The sacramental art of John Donne’s sermons on the penitential psalms George, Philip Michael


John Donne was indisputably the foremost English preacher of his day. Many studies have focussed on his instructional methods; fewer have concentrated on how he tries to move his hearers. Donne especially liked preaching on the psalms. Since Christian antiquity, the seven psalms known as the penitential psalms have enjoyed a privileged place in church worship. They are central to the sacrament of penance. By Donne's time, changes in the Church of England's sacramental theology had all but eliminated the practice of penance. Nevertheless, Donne considers penance or, as it had become known, repentance, to be a crucial part of believers' lives. With his sermons on the penitential psalms Donne contributes to the vast body of literature surrounding the sacrament of penance, but his contribution is unique. He thinks that since the second person of the Trinity is identified with the Word of God, the institution of preaching God's Word is incarnational.
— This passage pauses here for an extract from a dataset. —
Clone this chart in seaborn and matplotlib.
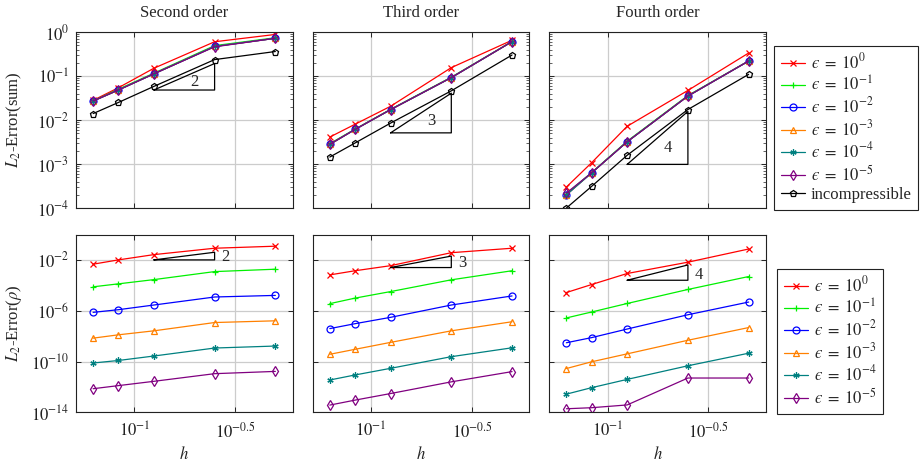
import numpy as np
import matplotlib
matplotlib.use("Agg")
import matplotlib.pyplot as plt
import seaborn as sns
from matplotlib.ticker import LogLocator, NullLocator, FixedLocator, NullFormatter

# ---------------- data ----------------
h = [1/16, 1/12, 1/8, 1/4, 1/2]
titles = ["Second order", "Third order", "Fourth order"]
series_labels = ["$\u03f5\\;=\\;10^{0}$", "$\u03f5\\;=\\;10^{-1}$", "$\u03f5\\;=\\;10^{-2}$",
                 "$\u03f5\\;=\\;10^{-3}$", "$\u03f5\\;=\\;10^{-4}$", "$\u03f5\\;=\\;10^{-5}$",
                 "incompressible"]
colors = ["#ff0000", "#00f000", "#0000ff", "#ff8000", "#008080", "#800080", "#000000"]
markers = ["x", "+", "o", "^", (6, 2, 0), "d", "p"]

# L2 error (sum), second order
s2_e0 = [0.028, 0.054, 0.15, 0.60, 0.88]
s2_e1 = [0.027, 0.050, 0.116, 0.49, 0.74]
s2_e2 = [0.027, 0.048, 0.112, 0.47, 0.72]
s2_e3 = [0.027, 0.048, 0.112, 0.47, 0.72]
s2_e4 = [0.027, 0.048, 0.112, 0.47, 0.72]
s2_e5 = [0.027, 0.048, 0.112, 0.46, 0.72]
s2_inc = [0.014, 0.025, 0.058, 0.236, 0.36]
# third order
s3_e0 = [0.0041, 0.0080, 0.0205, 0.155, 0.65]
s3_e1 = [0.0029, 0.0062, 0.0175, 0.094, 0.61]
s3_e2 = [0.0028, 0.0061, 0.0172, 0.092, 0.605]
s3_e3 = [0.0028, 0.0061, 0.0172, 0.092, 0.605]
s3_e4 = [0.0028, 0.0061, 0.0172, 0.092, 0.605]
s3_e5 = [0.0028, 0.0061, 0.0172, 0.092, 0.605]
s3_inc = [0.00144, 0.0030, 0.0085, 0.046, 0.30]
# fourth order
s4_e0 = [3.0e-4, 1.07e-3, 7.2e-3, 0.047, 0.333]
s4_e1 = [2.1e-4, 6.4e-4, 3.3e-3, 0.036, 0.22]
s4_e2 = [2.0e-4, 6.3e-4, 3.2e-3, 0.035, 0.219]
s4_e3 = [2.0e-4, 6.3e-4, 3.2e-3, 0.035, 0.219]
s4_e4 = [2.0e-4, 6.3e-4, 3.2e-3, 0.035, 0.219]
s4_e5 = [2.2e-4, 6.3e-4, 3.2e-3, 0.035, 0.219]
s4_inc = [1.0e-4, 3.1e-4, 1.58e-3, 0.0173, 0.109]

# L2 error (rho)
r2_e0 = [4.6e-3, 1.0e-2, 2.6e-2, 8.3e-2, 0.12]
r2_e1 = [7.6e-5, 1.3e-4, 2.8e-4, 1.2e-3, 1.85e-3]
r2_e2 = [7.4e-7, 1.2e-6, 2.8e-6, 1.2e-5, 1.6e-5]
r2_e3 = [6.9e-9, 1.26e-8, 2.6e-8, 1.17e-7, 1.6e-7]
r2_e4 = [7.6e-11, 1.2e-10, 2.7e-10, 1.15e-9, 1.65e-9]
r2_e5 = [7.2e-13, 1.26e-12, 2.75e-12, 1.1e-11, 1.66e-11]

r3_e0 = [6.6e-4, 1.4e-3, 3.5e-3, 3.7e-2, 8.3e-2]
r3_e1 = [3.6e-6, 9.8e-6, 3.2e-5, 2.7e-4, 1.4e-3]
r3_e2 = [3.9e-8, 9.5e-8, 3.0e-7, 2.8e-6, 1.45e-5]
r3_e3 = [3.7e-10, 9.1e-10, 3.2e-9, 2.6e-8, 1.35e-7]
r3_e4 = [3.5e-12, 8.7e-12, 2.9e-11, 2.4e-10, 1.2e-9]
r3_e5 = [3.7e-14, 9.1e-14, 3.0e-13, 2.5e-12, 1.6e-11]

r4_e0 = [2.7e-5, 1.15e-4, 8.5e-4, 6.6e-3, 7.2e-2]
r4_e1 = [2.7e-7, 7.9e-7, 3.7e-6, 4.7e-5, 4.9e-4]
r4_e2 = [3.0e-9, 7.6e-9, 3.6e-8, 4.8e-7, 4.8e-6]
r4_e3 = [2.8e-11, 9.5e-11, 4.0e-10, 4.7e-9, 4.7e-8]
r4_e4 = [2.7e-13, 8.7e-13, 3.9e-12, 4.6e-11, 4.5e-10]
r4_e5 = [1.9e-14, 2.3e-14, 3.8e-14, 5.0e-12, 5.0e-12]

# slope triangles
tri_slopes = [2, 3, 4]
sum_tri_base = [0.048, 0.0051, 0.00098]
rho_tri_base = [1.0e-2, 2.5e-3, 2.5e-4]

x_ticks = [10**-1, 10**-0.5]
x_ticklabels = [r"$10^{-1}$", r"$10^{-0.5}$"]
sum_yticks = [1e-4, 1e-3, 1e-2, 1e-1, 1e0]
sum_yticklabels = [r"$10^{-4}$", r"$10^{-3}$", r"$10^{-2}$", r"$10^{-1}$", r"$10^{0}$"]
rho_yticks = [1e-14, 1e-10, 1e-6, 1e-2]
rho_yticklabels = [r"$10^{-14}$", r"$10^{-10}$", r"$10^{-6}$", r"$10^{-2}$"]

sum_panels = [[s2_e0, s2_e1, s2_e2, s2_e3, s2_e4, s2_e5, s2_inc],
              [s3_e0, s3_e1, s3_e2, s3_e3, s3_e4, s3_e5, s3_inc],
              [s4_e0, s4_e1, s4_e2, s4_e3, s4_e4, s4_e5, s4_inc]]
rho_panels = [[r2_e0, r2_e1, r2_e2, r2_e3, r2_e4, r2_e5],
              [r3_e0, r3_e1, r3_e2, r3_e3, r3_e4, r3_e5],
              [r4_e0, r4_e1, r4_e2, r4_e3, r4_e4, r4_e5]]

# ---------------- style ----------------
sns.set_theme(style="ticks")
plt.rcParams.update({
    "font.family": ["Liberation Serif", "DejaVu Serif"],
    "mathtext.fontset": "stix",
    "font.size": 12,
    "axes.edgecolor": "#222222",
    "axes.linewidth": 0.8,
    "xtick.direction": "in",
    "ytick.direction": "in",
    "xtick.top": True,
    "ytick.right": True,
    "xtick.color": "#222222",
    "ytick.color": "#222222",
    "xtick.labelsize": 12,
    "ytick.labelsize": 12,
})

W, H = 924, 466
fig = plt.figure(figsize=(W / 100, H / 100), dpi=100)

col_left = [76, 312.7, 549.3]
col_w = 216.5
top_row = (32, 208)
bot_row = (234.5, 412.3)
xlim = (10**-1.289, 10**-0.216)


def make_ax(x0, row):
    y0, y1 = row
    return fig.add_axes([x0 / W, 1 - y1 / H, col_w / W, (y1 - y0) / H])


def style_ax(ax, yticks, yticklabels, ylim, minor_y, show_x):
    ax.set_xscale("log")
    ax.set_yscale("log")
    ax.set_xlim(*xlim)
    ax.set_ylim(*ylim)
    ax.xaxis.set_major_locator(FixedLocator(x_ticks))
    ax.xaxis.set_minor_locator(NullLocator())
    ax.xaxis.set_minor_formatter(NullFormatter())
    if show_x:
        ax.set_xticklabels(x_ticklabels)
    else:
        ax.set_xticklabels([])
    ax.yaxis.set_major_locator(FixedLocator(yticks))
    if minor_y:
        ax.yaxis.set_minor_locator(LogLocator(base=10, subs=np.arange(2, 10), numticks=20))
    else:
        ax.yaxis.set_minor_locator(NullLocator())
    ax.yaxis.set_minor_formatter(NullFormatter())
    ax.set_yticklabels(yticklabels)
    ax.grid(True, which="major", color="#cccccc", linewidth=0.9)
    ax.set_axisbelow(True)
    ax.tick_params(which="major", length=3.5, width=0.7, pad=5)
    ax.tick_params(axis="x", which="major", pad=7)
    ax.tick_params(which="minor", length=2, width=0.5)
    for s in ax.spines.values():
        s.set_visible(True)


def plot_series(ax, ys, n):
    for i in range(n):
        mk = markers[i]
        ms = 5 if mk in ("o", "^", "p", "d") else 4.5
        sns.lineplot(x=h, y=ys[i], ax=ax, color=colors[i], marker=mk,
                     markersize=ms, markeredgecolor=colors[i], markerfacecolor="none",
                     markeredgewidth=0.9, linewidth=0.9, label=series_labels[i],
                     legend=False, errorbar=None, sort=False)


def slope_triangle(ax, base, s, label_pos):
    x0, x1 = h[2], h[3]
    ytop = base * (x1 / x0) ** s
    ax.plot([x0, x1, x1, x0], [base, ytop, base, base], color="black", linewidth=0.9,
            zorder=5)
    fx, fy = label_pos
    lx = x0 * (x1 / x0) ** fx
    ly = base * (ytop / base) ** fy
    ax.text(lx, ly, str(s), ha="center", va="center", fontsize=12, zorder=6)


top_axes, bot_axes = [], []
for j in range(3):
    ax = make_ax(col_left[j], top_row)
    ax.set_xscale("log"); ax.set_yscale("log")
    plot_series(ax, sum_panels[j], 7)
    slope_triangle(ax, sum_tri_base[j], tri_slopes[j], (0.67, 0.30))
    style_ax(ax, sum_yticks, sum_yticklabels, (1e-4, 1e0), True, False)
    ax.set_title(titles[j], fontsize=12, pad=11)
    ax.set_xlabel("")
    ax.set_ylabel("")
    if j > 0:
        ax.set_yticklabels([])
    top_axes.append(ax)

    bx = make_ax(col_left[j], bot_row)
    bx.set_xscale("log"); bx.set_yscale("log")
    plot_series(bx, rho_panels[j], 6)
    slope_triangle(bx, rho_tri_base[j], tri_slopes[j], (1.18, 0.37))
    style_ax(bx, rho_yticks, rho_yticklabels, (1e-14, 1e0), False, True)
    bx.set_xlabel(r"$h$", fontsize=12)
    bx.xaxis.set_label_coords(0.5, -0.19)
    bx.set_ylabel("")
    if j > 0:
        bx.set_yticklabels([])
    bot_axes.append(bx)

top_axes[0].set_ylabel(r"$L_2$-Error(sum)", fontsize=12)
top_axes[0].yaxis.set_label_coords(-0.24, 0.5)
bot_axes[0].set_ylabel(r"$L_2$-Error($\rho$)", fontsize=12)
bot_axes[0].yaxis.set_label_coords(-0.24, 0.5)

leg_kw = dict(frameon=True, fancybox=False, edgecolor="#222222", framealpha=1,
              handlelength=1.45, handletextpad=0.35, borderpad=0.4, labelspacing=0.15,
              fontsize=12, borderaxespad=0)
h_top = top_axes[2].get_lines()[:7]
lg1 = top_axes[2].legend(h_top, series_labels, loc="upper left",
                         bbox_to_anchor=(774 / W, 1 - 46 / H),
                         bbox_transform=fig.transFigure, **leg_kw)
lg1.get_frame().set_linewidth(0.8)
h_bot = bot_axes[2].get_lines()[:6]
lg2 = bot_axes[2].legend(h_bot, series_labels[:6], loc="upper left",
                         bbox_to_anchor=(777 / W, 1 - 269 / H),
                         bbox_transform=fig.transFigure, **leg_kw)
lg2.get_frame().set_linewidth(0.8)

fig.savefig("out.png", dpi=100)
In the sacraments, the priest ushers in the Body of Christ; in the sermon, Donne believes, the preacher's role is similar. For Donne, sermonizing is sacramental in effect. In his sermons he attempts to bring the real presence of God to his listeners. Moreover, his sermons display a "sacramental mimesis": they enact their subject matter by their very words and try to effect change in the listeners as the words are uttered. Further, Donne thinks that since God established all the ordinances of the church, none of them should be ignored. Therefore, Donne's twenty-one sermons on the penitential psalms reveal a preacher who is on the one hand a conservative churchman and on the other a startlingly innovative preacher.